Parshat Naso: Overcoming Our Natural Prejudice
More than 350 cities across the USA have erupted in protest and violence after George Floyd, an unarmed African-American man, was killed by a white police officer. This brutal death has reawakened deep anger and hate among the black community and rekindled the age-long struggle for racial justice in America.
To be clear, this issue is highly complex and no easy solutions are possible.
However, in attempting to solve any problem, one must first identify and acknowledge its root cause. Only then can genuine healing begin.
In a fascinating talk on the subject of the ‘Ten Commandments’ the Lubavitcher Rebbe offered a most illuminating insight.

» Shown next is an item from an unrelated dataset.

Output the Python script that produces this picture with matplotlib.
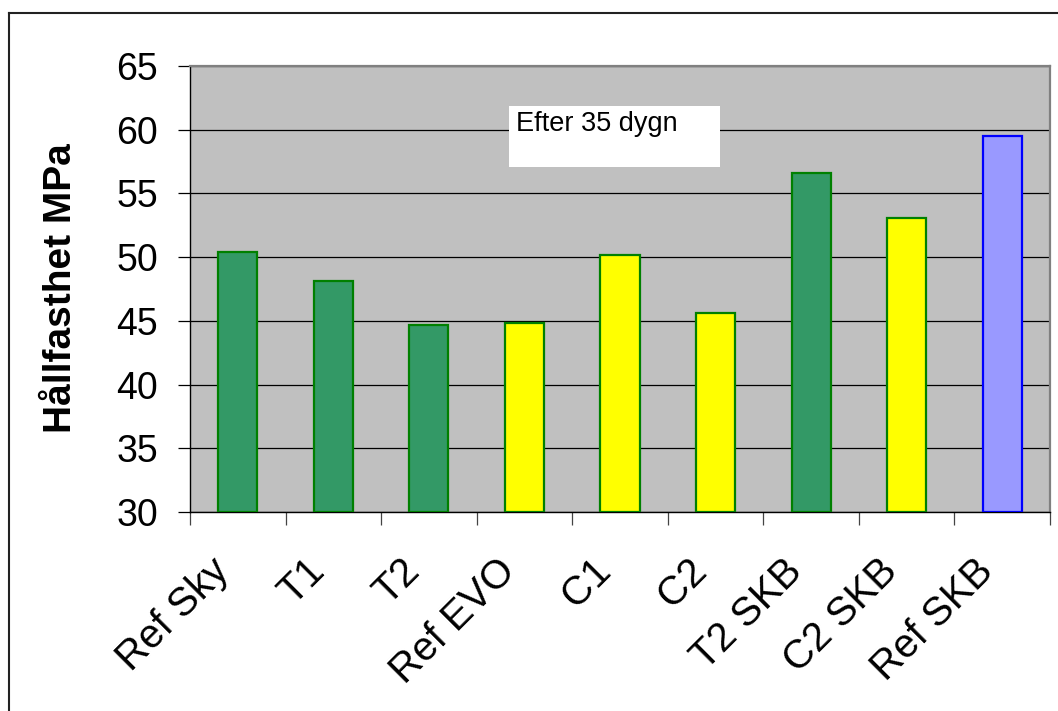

The Rebbe explained that the words engraved on the two tablets can be read both in a vertical and horizontal order. i.e. there is an intrinsic connection between commandments one and six, two and seven and so on.
This simple teaching has a profound impact on our understanding of morality.
Any moral or ethical code would have no intrinsic value without a sacred absolute which transcends it.
So long as human beings are the authors over what constitutes ‘good’ and ‘evil’, there will inevitably be conflict over its interpretation and application.
Human nature with all its strengths has a universal absolute weakness. It is naturally subconsciously bias towards itself. Nothing in the world can change this reality.
The reason we have a natural positive bias towards ourselves and people similar to us, is because at our core lies the impulse of ‘self preservation’. Consequently, any entity that is strange to us can be instinctively perceived as a possible threat.
The only way we can overcome this fear is by fully acknowledging what is written in the biblical narrative, “In the image of G-d he created him (man)”.
If each and every human being was created in the image of G-d, then there must be an underlying spirit which unifies all the myriad parts.
A monotheistic faith is the only way to ensure an approach to life that is guided by the belief that every individual is an intrinsic part of ‘one’ whole, and should not be perceived as a threat.
Following the Crown Heights riots in 1991, the Rebbe reiterated this point, in his message to New York City’s Mayor David Dinkins, by saying “it is one side and one people”.
Let’s be honest. We are all guilty of negative bias and prejudice.